- _Set problem_:
Everything from the first line of the data below through the line that contains "anchor=west] (mgrtext) at" should be written out exactly, please, and nothing more; the pictures stay out.

Rows from a dataset of charts and code:
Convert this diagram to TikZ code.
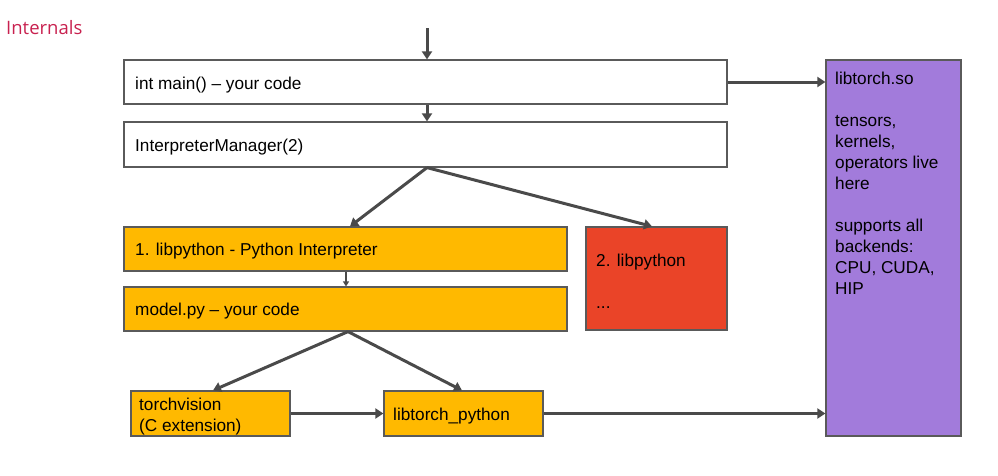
\documentclass[tikz,border=0pt]{standalone}
\usepackage{fontspec}
\setmainfont{Liberation Sans}
\newfontfamily\titlefont{Open Sans}
\usetikzlibrary{arrows.meta,calc}
\definecolor{boxorange}{HTML}{FFB900}
\definecolor{boxred}{HTML}{EA4428}
\definecolor{boxpurple}{HTML}{A27BDB}
\definecolor{edgegray}{HTML}{5A5A5A}
\definecolor{arrowgray}{HTML}{4A4A4A}
\definecolor{titlered}{HTML}{C8214F}
\tikzset{
  box/.style={draw=edgegray, line width=1.2pt, inner sep=0pt},
  flow/.style={draw=arrowgray, line width=3pt, -{Triangle[length=8pt,width=10pt]}},
  thinflow/.style={draw=arrowgray, line width=1.5pt, -{Triangle[length=5pt,width=6pt]}},
  txt/.style={inner sep=0pt, font=\fontsize{17.2}{21}\selectfont, align=left, anchor=north west}
}
\begin{document}
\begin{tikzpicture}[x=1pt,y=-1pt]
\useasboundingbox (0,0) rectangle (998,475);
\node[anchor=west, inner sep=0pt, text=titlered, font=\titlefont\fontsize{18.5}{22}\selectfont] (title) at (6,27.5) {Internals};

\node[box, fill=white, minimum width=603pt, minimum height=44pt] (main) at (425.5,82) {};
\node[txt, anchor=west] (maintext) at (135,85) {int main() – your code};
\node[box, fill=white, minimum width=603pt, minimum height=45pt] (mgr) at (425.5,144.5) {};
\node[txt, anchor=west] (mgrtext) at (135,147.5) {InterpreterManager(2)};

\node[box, fill=boxorange, minimum width=443pt, minimum height=44pt] (lp1) at (345.5,249) {};
\node[txt, anchor=west] (lp1text) at (135,251.5) {1. libpython - Python Interpreter};
\node[box, fill=boxred, minimum width=141pt, minimum height=103pt] (lp2) at (656.5,278.5) {};
\node[txt, anchor=west] (lp2text) at (596,281) {2. libpython\\[21pt]...};
\node[box, fill=boxorange, minimum width=443pt, minimum height=44pt] (model) at (345.5,309) {};
\node[txt, anchor=west] (modeltext) at (135,311.5) {model.py – your code};

\node[box, fill=boxorange, minimum width=159pt, minimum height=45pt] (tv) at (210.5,413.5) {};
\node[txt, anchor=west] (tvtext) at (139,416.5) {torchvision\\(C extension)};
\node[box, fill=boxorange, minimum width=159pt, minimum height=45pt] (ltp) at (463.5,413.5) {};
\node[txt, anchor=west] (ltptext) at (393,416) {libtorch\_python};

\node[box, fill=boxpurple, minimum width=135pt, minimum height=376pt] (lt) at (893.5,248) {};
\node[txt] (lttext) at (835,72) {libtorch.so\\[21pt]tensors,\\kernels,\\operators live\\here\\[21pt]supports all\\backends:\\CPU, CUDA,\\HIP};

\coordinate (top) at (427,28);
\draw[flow] (top) -- (top |- main.north);
\draw[flow] (main.south -| top) -- (mgr.north -| top);
\coordinate (split) at (mgr.south -| top);
\draw[flow] (split) -- ($(lp1.north)+(4.5,0)$);
\draw[flow] (split) -- ($(lp2.north)+(-4.5,0)$);
\draw[thinflow] ($(lp1.south)+(0.5,0)$) -- ($(model.north)+(0.5,0)$);
\coordinate (split2) at ($(model.south)+(2.5,0)$);
\draw[flow] (split2) -- ($(tv.north)+(2.5,0)$);
\draw[flow] (split2) -- ($(ltp.north)+(-1.5,0)$);
\draw[flow] (tv.east) -- (ltp.west);
\draw[flow] (ltp.east) -- (ltp.east -| lt.west);
\draw[flow] (main.east) -- (main.east -| lt.west);
\end{tikzpicture}
\end{document}
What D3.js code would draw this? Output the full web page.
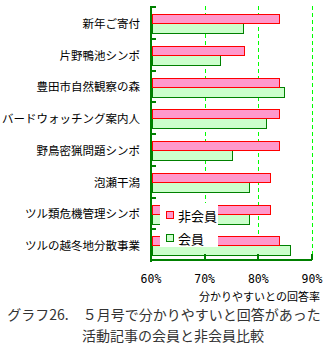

- _Final result_:
Convert this diagram to TikZ code.
\documentclass[tikz,border=0pt]{standalone}
\usepackage{fontspec}
\setmainfont{Liberation Sans}
\newfontfamily\titlefont{Open Sans}
\usetikzlibrary{arrows.meta,calc}
\definecolor{boxorange}{HTML}{FFB900}
\definecolor{boxred}{HTML}{EA4428}
\definecolor{boxpurple}{HTML}{A27BDB}
\definecolor{edgegray}{HTML}{5A5A5A}
\definecolor{arrowgray}{HTML}{4A4A4A}
\definecolor{titlered}{HTML}{C8214F}
\tikzset{
  box/.style={draw=edgegray, line width=1.2pt, inner sep=0pt},
  flow/.style={draw=arrowgray, line width=3pt, -{Triangle[length=8pt,width=10pt]}},
  thinflow/.style={draw=arrowgray, line width=1.5pt, -{Triangle[length=5pt,width=6pt]}},
  txt/.style={inner sep=0pt, font=\fontsize{17.2}{21}\selectfont, align=left, anchor=north west}
}
\begin{document}
\begin{tikzpicture}[x=1pt,y=-1pt]
\useasboundingbox (0,0) rectangle (998,475);
\node[anchor=west, inner sep=0pt, text=titlered, font=\titlefont\fontsize{18.5}{22}\selectfont] (title) at (6,27.5) {Internals};

\node[box, fill=white, minimum width=603pt, minimum height=44pt] (main) at (425.5,82) {};
\node[txt, anchor=west] (maintext) at (135,85) {int main() – your code};
\node[box, fill=white, minimum width=603pt, minimum height=45pt] (mgr) at (425.5,144.5) {};
\node[txt, anchor=west] (mgrtext) at (135,147.5) {InterpreterManager(2)};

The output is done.